Data section:
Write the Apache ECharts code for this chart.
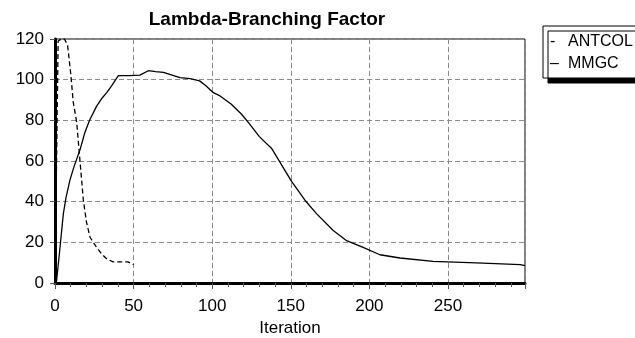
<!DOCTYPE html>
<html>
<head>
<meta charset="utf-8">
<script src="https://cdn.jsdelivr.net/npm/echarts/dist/echarts.min.js"></script>
<style>
  html, body { margin: 0; padding: 0; background: #fff; }
  #chart { width: 635px; height: 338px; }
</style>
</head>
<body>
<div id="chart"></div>
<script>
  // ANTCOL (dashed) - only runs to iteration 50
  const antcolIter = [0, 1, 2, 4, 6, 8, 10, 11.6, 13.8, 15.9, 18, 20, 22.3, 26.5, 30, 33, 37, 42, 46.5, 50]
  const antcolValue = [0, 60, 119, 120, 120, 117, 103, 89, 79, 60, 41, 30, 22.5, 17.5, 14, 11.8, 10.4, 10.4, 10.4, 9]
  // MMGC (solid)
  const mmgcIter = [1, 3, 5.3, 7, 9.5, 12, 15.9, 19, 22, 26.5, 30, 32.9, 36, 40.3, 47, 54, 59.4, 64, 69, 79.5, 86, 92, 96, 100.7, 105, 112, 118.7, 124, 130, 138, 145, 150.5, 159, 166.5, 177, 185.5, 196, 206.7, 219.5, 240.5, 268, 296, 299]
  const mmgcValue = [1, 16, 34, 42, 50.6, 57, 65.5, 74, 80, 87, 91, 93.6, 97, 102, 102, 102.2, 104.4, 104, 103.6, 101, 100.5, 99.4, 97, 93.6, 92, 88, 83, 78, 72, 66, 57, 50, 40.7, 34, 25.8, 20.8, 17.5, 13.9, 12.3, 10.6, 9.9, 9, 8.5]
  const seriesNames = ['ANTCOL', 'MMGC']
  const legendMarks = { ANTCOL: '-', MMGC: '–' }
  const xMax = 299
  const yMax = 120

  const pairs = (xs, ys) => xs.map((x, i) => [x, ys[i]])

  const myChart = echarts.init(document.getElementById('chart'))
  const font = 'Liberation Sans, Arial, sans-serif'
  const gridLine = {
    show: true,
    lineStyle: { color: '#8c8c8c', type: [5, 3], width: 1 },
  }

  const option = {
    animation: false,
    backgroundColor: '#fff',
    title: {
      text: 'Lambda-Branching Factor',
      left: 262,
      top: 5,
      textAlign: 'center',
      textStyle: { fontFamily: font, fontSize: 19, fontWeight: 'bold', color: '#000' },
    },
    // legend box runs off the right edge like in the original
    legend: {
      orient: 'vertical',
      right: -18,
      top: 26,
      padding: [7, 5, 6, 2],
      itemGap: 5,
      icon: 'none',
      itemWidth: 0,
      itemHeight: 18,
      data: seriesNames,
      formatter: name => '{m|' + legendMarks[name] + '}{n|' + name + '}',
      backgroundColor: '#fff',
      borderColor: '#000',
      borderWidth: 1,
      shadowColor: '#000',
      shadowBlur: 0,
      shadowOffsetX: 5,
      shadowOffsetY: 5,
      textStyle: {
        fontFamily: font,
        fontSize: 16,
        color: '#000',
        rich: {
          m: { fontFamily: font, fontSize: 16, color: '#000', width: 18, lineHeight: 18 },
          n: { fontFamily: font, fontSize: 16, color: '#000', width: 80, lineHeight: 18 },
        },
      },
    },
    grid: {
      left: 55,
      right: 110,
      top: 39,
      bottom: 55,
      outerBoundsMode: 'none',
      show: true,
      borderColor: '#000',
      borderWidth: 1,
    },
    xAxis: {
      type: 'value',
      min: 0,
      max: xMax,
      interval: 50,
      name: 'Iteration',
      nameLocation: 'middle',
      nameGap: 34,
      nameTextStyle: { fontFamily: font, fontSize: 17, color: '#000' },
      axisLine: { show: true, lineStyle: { color: '#000', width: 3 } },
      axisTick: { show: true, length: 6, lineStyle: { color: '#555' } },
      minorTick: { show: true, splitNumber: 5, length: 4, lineStyle: { color: '#555' } },
      axisLabel: { fontFamily: font, fontSize: 17, color: '#000', margin: 15, showMaxLabel: false },
      splitLine: gridLine,
    },
    yAxis: {
      type: 'value',
      min: 0,
      max: yMax,
      interval: 20,
      axisLine: { show: true, lineStyle: { color: '#000', width: 3 } },
      axisTick: { show: true, length: 5, lineStyle: { color: '#555' } },
      axisLabel: { fontFamily: font, fontSize: 17, color: '#000', margin: 11 },
      splitLine: gridLine,
    },
    series: [
      {
        name: 'ANTCOL',
        type: 'line',
        showSymbol: false,
        data: pairs(antcolIter, antcolValue),
        lineStyle: { color: '#000', width: 1.3, type: [5, 3] },
        itemStyle: { color: '#000' },
      },
      {
        name: 'MMGC',
        type: 'line',
        showSymbol: false,
        data: pairs(mmgcIter, mmgcValue),
        lineStyle: { color: '#000', width: 1.3 },
        itemStyle: { color: '#000' },
      },
    ],
  }

  option && myChart.setOption(option)
</script>
</body>
</html>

Required work:
Give all the lines above again, character for character, without pictures.

Completed task:
Write the Apache ECharts code for this chart.
<!DOCTYPE html>
<html>
<head>
<meta charset="utf-8">
<script src="https://cdn.jsdelivr.net/npm/echarts/dist/echarts.min.js"></script>
<style>
  html, body { margin: 0; padding: 0; background: #fff; }
  #chart { width: 635px; height: 338px; }
</style>
</head>
<body>
<div id="chart"></div>
<script>
  // ANTCOL (dashed) - only runs to iteration 50
  const antcolIter = [0, 1, 2, 4, 6, 8, 10, 11.6, 13.8, 15.9, 18, 20, 22.3, 26.5, 30, 33, 37, 42, 46.5, 50]
  const antcolValue = [0, 60, 119, 120, 120, 117, 103, 89, 79, 60, 41, 30, 22.5, 17.5, 14, 11.8, 10.4, 10.4, 10.4, 9]
  // MMGC (solid)
  const mmgcIter = [1, 3, 5.3, 7, 9.5, 12, 15.9, 19, 22, 26.5, 30, 32.9, 36, 40.3, 47, 54, 59.4, 64, 69, 79.5, 86, 92, 96, 100.7, 105, 112, 118.7, 124, 130, 138, 145, 150.5, 159, 166.5, 177, 185.5, 196, 206.7, 219.5, 240.5, 268, 296, 299]
  const mmgcValue = [1, 16, 34, 42, 50.6, 57, 65.5, 74, 80, 87, 91, 93.6, 97, 102, 102, 102.2, 104.4, 104, 103.6, 101, 100.5, 99.4, 97, 93.6, 92, 88, 83, 78, 72, 66, 57, 50, 40.7, 34, 25.8, 20.8, 17.5, 13.9, 12.3, 10.6, 9.9, 9, 8.5]
  const seriesNames = ['ANTCOL', 'MMGC']
  const legendMarks = { ANTCOL: '-', MMGC: '–' }
  const xMax = 299
  const yMax = 120

  const pairs = (xs, ys) => xs.map((x, i) => [x, ys[i]])

  const myChart = echarts.init(document.getElementById('chart'))
  const font = 'Liberation Sans, Arial, sans-serif'
  const gridLine = {
    show: true,
    lineStyle: { color: '#8c8c8c', type: [5, 3], width: 1 },
  }

  const option = {
    animation: false,
    backgroundColor: '#fff',
    title: {
      text: 'Lambda-Branching Factor',
      left: 262,
      top: 5,
      textAlign: 'center',
      textStyle: { fontFamily: font, fontSize: 19, fontWeight: 'bold', color: '#000' },
    },
    // legend box runs off the right edge like in the original
    legend: {
      orient: 'vertical',
      right: -18,
      top: 26,
      padding: [7, 5, 6, 2],
      itemGap: 5,
      icon: 'none',
      itemWidth: 0,
      itemHeight: 18,
      data: seriesNames,
      formatter: name => '{m|' + legendMarks[name] + '}{n|' + name + '}',
      backgroundColor: '#fff',
      borderColor: '#000',
      borderWidth: 1,
      shadowColor: '#000',
      shadowBlur: 0,
      shadowOffsetX: 5,
      shadowOffsetY: 5,
      textStyle: {
        fontFamily: font,
        fontSize: 16,
        color: '#000',
        rich: {
          m: { fontFamily: font, fontSize: 16, color: '#000', width: 18, lineHeight: 18 },
          n: { fontFamily: font, fontSize: 16, color: '#000', width: 80, lineHeight: 18 },
        },
      },
    },
    grid: {
      left: 55,
      right: 110,
      top: 39,
      bottom: 55,
      outerBoundsMode: 'none',
      show: true,
      borderColor: '#000',
      borderWidth: 1,
    },
    xAxis: {
      type: 'value',
      min: 0,
      max: xMax,
      interval: 50,
      name: 'Iteration',
      nameLocation: 'middle',
      nameGap: 34,
      nameTextStyle: { fontFamily: font, fontSize: 17, color: '#000' },
      axisLine: { show: true, lineStyle: { color: '#000', width: 3 } },
      axisTick: { show: true, length: 6, lineStyle: { color: '#555' } },
      minorTick: { show: true, splitNumber: 5, length: 4, lineStyle: { color: '#555' } },
      axisLabel: { fontFamily: font, fontSize: 17, color: '#000', margin: 15, showMaxLabel: false },
      splitLine: gridLine,
    },
    yAxis: {
      type: 'value',
      min: 0,
      max: yMax,
      interval: 20,
      axisLine: { show: true, lineStyle: { color: '#000', width: 3 } },
      axisTick: { show: true, length: 5, lineStyle: { color: '#555' } },
      axisLabel: { fontFamily: font, fontSize: 17, color: '#000', margin: 11 },
      splitLine: gridLine,
    },
    series: [
      {
        name: 'ANTCOL',
        type: 'line',
        showSymbol: false,
        data: pairs(antcolIter, antcolValue),
        lineStyle: { color: '#000', width: 1.3, type: [5, 3] },
        itemStyle: { color: '#000' },
      },
      {
        name: 'MMGC',
        type: 'line',
        showSymbol: false,
        data: pairs(mmgcIter, mmgcValue),
        lineStyle: { color: '#000', width: 1.3 },
        itemStyle: { color: '#000' },
      },
    ],
  }

  option && myChart.setOption(option)
</script>
</body>
</html>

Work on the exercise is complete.